つまり、国益のための知識や技術は、進歩的に蓄積することができないのです。

このように考えてみると、国益の追求は、むしろその国の長期的な存続や繁栄に対しては害になることがわかります。もちろん短期的な現実として国益という基準に基づいて決断をせざるを得ない場面はあるでしょう。

しかし、少なくとも、国益のための長期的な戦略というのは幻想であり非合理的な発想です。長期的には、進歩的な蓄積により存続と繁栄を確実なものにしていくという戦略が合理的です。

国益は長期的な国家の存続や繁栄を人質に取っているようなものです。

人質が生存のために凶悪犯を心理的に擁護してしまうという、ストックホルム症候群と呼ばれる現象に似ているように思えます。

私たちは、それしか道がないと思いこむことで、このような心理的捕縛の状態に陥ってしまうことがあるようなのです。

自然数学

この分析は、単に世界平和を肯定するための考え方や、それに反対する意見に反論するための正論ではありません。

これは、数学と同様の客観的な論理モデルです。このため、あらゆる場面で世界平和が合理的だという主張ではありません。短期的には、多くの場面で国益のような考え方が有用であることを認めることになります。
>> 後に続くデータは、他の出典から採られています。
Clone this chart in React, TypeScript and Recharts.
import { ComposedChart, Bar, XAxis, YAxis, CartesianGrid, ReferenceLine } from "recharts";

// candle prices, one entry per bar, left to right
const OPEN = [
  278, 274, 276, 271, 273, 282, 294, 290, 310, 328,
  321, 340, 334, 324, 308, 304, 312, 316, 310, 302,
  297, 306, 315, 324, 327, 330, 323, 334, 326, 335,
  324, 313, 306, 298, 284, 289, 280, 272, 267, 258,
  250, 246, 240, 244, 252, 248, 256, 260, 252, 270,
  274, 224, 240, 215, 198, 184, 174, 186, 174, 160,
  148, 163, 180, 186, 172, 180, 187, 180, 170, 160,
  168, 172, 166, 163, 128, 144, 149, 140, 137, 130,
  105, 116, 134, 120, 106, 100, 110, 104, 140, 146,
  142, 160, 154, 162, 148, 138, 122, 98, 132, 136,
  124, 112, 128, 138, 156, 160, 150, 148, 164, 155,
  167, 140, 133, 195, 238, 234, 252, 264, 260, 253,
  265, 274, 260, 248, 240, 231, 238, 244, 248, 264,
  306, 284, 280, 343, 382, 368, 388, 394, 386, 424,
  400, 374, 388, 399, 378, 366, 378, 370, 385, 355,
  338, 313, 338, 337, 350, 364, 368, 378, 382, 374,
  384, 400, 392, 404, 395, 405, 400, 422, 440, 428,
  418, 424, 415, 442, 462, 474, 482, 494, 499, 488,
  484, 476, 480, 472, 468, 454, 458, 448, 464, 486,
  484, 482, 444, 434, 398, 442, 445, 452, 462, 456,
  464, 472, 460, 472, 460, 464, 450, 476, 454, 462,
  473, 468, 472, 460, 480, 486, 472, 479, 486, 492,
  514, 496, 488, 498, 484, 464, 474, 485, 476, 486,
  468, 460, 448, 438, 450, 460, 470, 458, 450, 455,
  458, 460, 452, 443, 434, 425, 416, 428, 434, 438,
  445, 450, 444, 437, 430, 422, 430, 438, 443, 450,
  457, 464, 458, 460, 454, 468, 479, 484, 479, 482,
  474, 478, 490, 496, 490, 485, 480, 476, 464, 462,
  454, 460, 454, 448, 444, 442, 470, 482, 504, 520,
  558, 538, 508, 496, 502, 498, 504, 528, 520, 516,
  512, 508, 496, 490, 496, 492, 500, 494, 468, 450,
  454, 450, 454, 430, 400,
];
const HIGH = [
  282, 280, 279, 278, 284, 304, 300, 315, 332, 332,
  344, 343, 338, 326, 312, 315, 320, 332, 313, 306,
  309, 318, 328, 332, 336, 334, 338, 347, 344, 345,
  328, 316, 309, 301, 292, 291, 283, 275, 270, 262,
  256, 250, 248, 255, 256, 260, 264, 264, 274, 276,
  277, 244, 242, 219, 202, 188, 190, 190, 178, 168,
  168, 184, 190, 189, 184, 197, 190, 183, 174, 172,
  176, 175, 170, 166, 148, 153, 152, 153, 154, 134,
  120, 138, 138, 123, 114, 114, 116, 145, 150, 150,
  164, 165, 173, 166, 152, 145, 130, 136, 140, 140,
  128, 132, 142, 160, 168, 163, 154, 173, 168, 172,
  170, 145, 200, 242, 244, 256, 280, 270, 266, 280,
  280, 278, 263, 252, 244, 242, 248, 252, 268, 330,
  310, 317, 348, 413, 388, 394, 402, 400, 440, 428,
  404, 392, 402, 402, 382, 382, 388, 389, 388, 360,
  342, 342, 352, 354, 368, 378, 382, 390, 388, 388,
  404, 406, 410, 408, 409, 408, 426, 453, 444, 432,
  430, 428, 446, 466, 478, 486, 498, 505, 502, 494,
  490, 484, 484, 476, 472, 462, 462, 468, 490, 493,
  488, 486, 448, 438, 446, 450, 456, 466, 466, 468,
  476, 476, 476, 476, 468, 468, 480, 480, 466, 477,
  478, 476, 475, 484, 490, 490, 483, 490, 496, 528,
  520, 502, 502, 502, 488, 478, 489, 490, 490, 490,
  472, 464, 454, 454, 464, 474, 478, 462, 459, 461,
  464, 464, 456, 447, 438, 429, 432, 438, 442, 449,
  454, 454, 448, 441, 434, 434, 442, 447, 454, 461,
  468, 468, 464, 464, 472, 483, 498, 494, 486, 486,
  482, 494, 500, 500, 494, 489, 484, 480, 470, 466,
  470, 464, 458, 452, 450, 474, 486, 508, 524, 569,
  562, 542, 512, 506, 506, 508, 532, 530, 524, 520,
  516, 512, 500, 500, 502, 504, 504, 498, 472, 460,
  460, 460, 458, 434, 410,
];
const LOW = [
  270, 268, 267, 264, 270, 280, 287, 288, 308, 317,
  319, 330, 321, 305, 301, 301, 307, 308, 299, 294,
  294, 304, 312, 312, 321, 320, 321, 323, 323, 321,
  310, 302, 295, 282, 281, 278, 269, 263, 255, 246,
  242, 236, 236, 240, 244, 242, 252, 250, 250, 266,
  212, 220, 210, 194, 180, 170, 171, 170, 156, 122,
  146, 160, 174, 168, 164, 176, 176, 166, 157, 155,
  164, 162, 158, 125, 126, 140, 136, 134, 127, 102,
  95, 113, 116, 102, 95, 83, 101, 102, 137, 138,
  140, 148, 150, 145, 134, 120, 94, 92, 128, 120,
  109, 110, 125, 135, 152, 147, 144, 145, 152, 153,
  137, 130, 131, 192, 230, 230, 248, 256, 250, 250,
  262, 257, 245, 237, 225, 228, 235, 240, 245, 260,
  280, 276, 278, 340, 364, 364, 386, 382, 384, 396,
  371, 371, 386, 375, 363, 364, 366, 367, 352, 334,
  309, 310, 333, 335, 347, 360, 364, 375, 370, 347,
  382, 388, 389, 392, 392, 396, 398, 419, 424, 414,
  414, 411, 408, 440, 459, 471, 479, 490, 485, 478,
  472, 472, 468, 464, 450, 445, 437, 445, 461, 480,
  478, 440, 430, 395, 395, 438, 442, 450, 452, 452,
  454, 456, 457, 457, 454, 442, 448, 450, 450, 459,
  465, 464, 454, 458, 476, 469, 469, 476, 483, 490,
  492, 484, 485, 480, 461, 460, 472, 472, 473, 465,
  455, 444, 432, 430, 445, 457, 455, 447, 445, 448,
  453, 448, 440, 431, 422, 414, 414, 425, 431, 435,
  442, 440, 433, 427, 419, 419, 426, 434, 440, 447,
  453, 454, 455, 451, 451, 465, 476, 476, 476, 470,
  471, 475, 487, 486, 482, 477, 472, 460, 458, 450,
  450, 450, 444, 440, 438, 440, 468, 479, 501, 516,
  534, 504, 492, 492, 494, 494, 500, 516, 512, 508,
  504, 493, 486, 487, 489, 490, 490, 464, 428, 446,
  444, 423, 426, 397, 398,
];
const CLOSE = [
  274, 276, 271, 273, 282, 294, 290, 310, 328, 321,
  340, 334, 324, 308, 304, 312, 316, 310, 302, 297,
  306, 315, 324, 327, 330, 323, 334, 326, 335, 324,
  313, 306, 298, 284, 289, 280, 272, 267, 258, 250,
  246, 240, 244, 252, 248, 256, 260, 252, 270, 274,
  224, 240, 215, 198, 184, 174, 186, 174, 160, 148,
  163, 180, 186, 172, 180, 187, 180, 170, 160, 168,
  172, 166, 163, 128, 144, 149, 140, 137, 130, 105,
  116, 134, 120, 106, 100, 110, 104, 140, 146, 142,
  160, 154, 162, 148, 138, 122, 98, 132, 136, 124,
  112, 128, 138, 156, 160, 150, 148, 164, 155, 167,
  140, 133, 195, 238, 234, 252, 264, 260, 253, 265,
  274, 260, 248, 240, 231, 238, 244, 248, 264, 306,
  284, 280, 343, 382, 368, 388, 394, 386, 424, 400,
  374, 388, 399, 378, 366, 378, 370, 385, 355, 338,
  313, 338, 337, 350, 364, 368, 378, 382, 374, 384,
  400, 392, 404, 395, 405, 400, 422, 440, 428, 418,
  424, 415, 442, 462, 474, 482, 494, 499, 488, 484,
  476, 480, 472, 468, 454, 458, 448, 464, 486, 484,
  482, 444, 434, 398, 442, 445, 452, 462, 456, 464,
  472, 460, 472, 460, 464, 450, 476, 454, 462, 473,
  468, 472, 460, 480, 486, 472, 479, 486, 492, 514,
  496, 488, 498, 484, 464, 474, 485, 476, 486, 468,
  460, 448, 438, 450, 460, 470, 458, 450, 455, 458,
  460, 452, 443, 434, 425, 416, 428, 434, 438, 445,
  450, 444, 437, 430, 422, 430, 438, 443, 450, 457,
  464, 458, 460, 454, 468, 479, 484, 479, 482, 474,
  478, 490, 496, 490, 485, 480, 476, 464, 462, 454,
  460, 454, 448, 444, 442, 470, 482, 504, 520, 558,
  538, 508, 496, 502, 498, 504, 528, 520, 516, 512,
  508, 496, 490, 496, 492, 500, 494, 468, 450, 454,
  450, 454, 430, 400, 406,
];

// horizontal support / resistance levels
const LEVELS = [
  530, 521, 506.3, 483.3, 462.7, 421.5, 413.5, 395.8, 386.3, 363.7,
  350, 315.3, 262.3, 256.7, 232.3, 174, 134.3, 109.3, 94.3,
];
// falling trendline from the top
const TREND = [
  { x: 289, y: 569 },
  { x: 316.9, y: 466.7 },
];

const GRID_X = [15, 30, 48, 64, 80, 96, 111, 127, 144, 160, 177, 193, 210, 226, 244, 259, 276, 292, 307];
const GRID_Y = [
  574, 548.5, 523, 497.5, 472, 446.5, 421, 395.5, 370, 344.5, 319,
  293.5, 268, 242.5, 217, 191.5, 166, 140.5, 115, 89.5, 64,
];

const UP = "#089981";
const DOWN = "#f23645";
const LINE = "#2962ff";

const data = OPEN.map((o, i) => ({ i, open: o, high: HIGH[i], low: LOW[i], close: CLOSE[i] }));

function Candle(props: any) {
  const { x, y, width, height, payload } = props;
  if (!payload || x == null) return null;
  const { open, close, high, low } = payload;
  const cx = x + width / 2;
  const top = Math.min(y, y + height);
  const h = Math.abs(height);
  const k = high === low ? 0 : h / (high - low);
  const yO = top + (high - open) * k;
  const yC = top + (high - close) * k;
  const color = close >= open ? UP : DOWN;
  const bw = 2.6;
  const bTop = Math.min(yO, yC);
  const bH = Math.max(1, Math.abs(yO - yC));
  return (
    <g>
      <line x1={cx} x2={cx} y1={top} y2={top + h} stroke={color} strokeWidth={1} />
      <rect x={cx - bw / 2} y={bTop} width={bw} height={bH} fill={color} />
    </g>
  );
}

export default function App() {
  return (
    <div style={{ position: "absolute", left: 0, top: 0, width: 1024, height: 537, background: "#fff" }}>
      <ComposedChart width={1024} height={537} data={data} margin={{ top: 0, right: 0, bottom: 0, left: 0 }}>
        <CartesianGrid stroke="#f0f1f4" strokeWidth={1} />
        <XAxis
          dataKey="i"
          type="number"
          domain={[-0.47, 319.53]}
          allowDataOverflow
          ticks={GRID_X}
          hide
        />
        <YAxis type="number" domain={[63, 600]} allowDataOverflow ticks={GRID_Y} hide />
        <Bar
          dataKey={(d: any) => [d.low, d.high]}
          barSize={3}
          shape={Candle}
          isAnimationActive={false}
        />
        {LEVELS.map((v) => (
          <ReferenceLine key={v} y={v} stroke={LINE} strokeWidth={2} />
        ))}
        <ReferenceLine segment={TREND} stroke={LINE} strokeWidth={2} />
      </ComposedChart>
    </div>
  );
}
なぜなら、累積により差が生じる効果は、時間が長いほど影響が大きくなりますが、短期的には影響が小さいためです。

一方で、長期的にはどこかの時点で国益の考え方は必ず不合理になる時点があります。それは論理に基づいた数学的な事実です。

これは形式的な数学表現にすることは難しい面があります。しかし、形式的に表現できないとしても、その論理構造の強度が強いことには変わりがありません。

このような数学的な強度を持つ論理を、自然言語で表現することを、私は自然数学と呼んでいます。

先程の例は、この自然数学に基づいた構造の上で議論しているため、強力なのです。

このように、数学的構造を持つ知的結晶を見つけだすことで、直感として正しいと感じることを、論理的に説明できるようになります。

さいごに

直感も、もちろん常に正しいわけではありません。

しかし、誤りやすい性質であるとか、非合理的であるという考え方は、直感の特性を見誤っていると言わざるを得ません。

直感と既存の論理的な説明とが競合してぶつかり合っているところがあれば、そこに知的結晶が眠っている可能性が高いのです。

そして、直感による評価を表現できるような数学的構造を、言葉による論理で明らかにしていくことで、この結晶を掘り起こすのです。

それがうまくいけば、直感的に訴えるだけでなく、論理的にも合理的な意見を提示することができます。

そして、それこそが私たちの知的進歩の一歩となり、私たちは前に進んでいくことができるのです。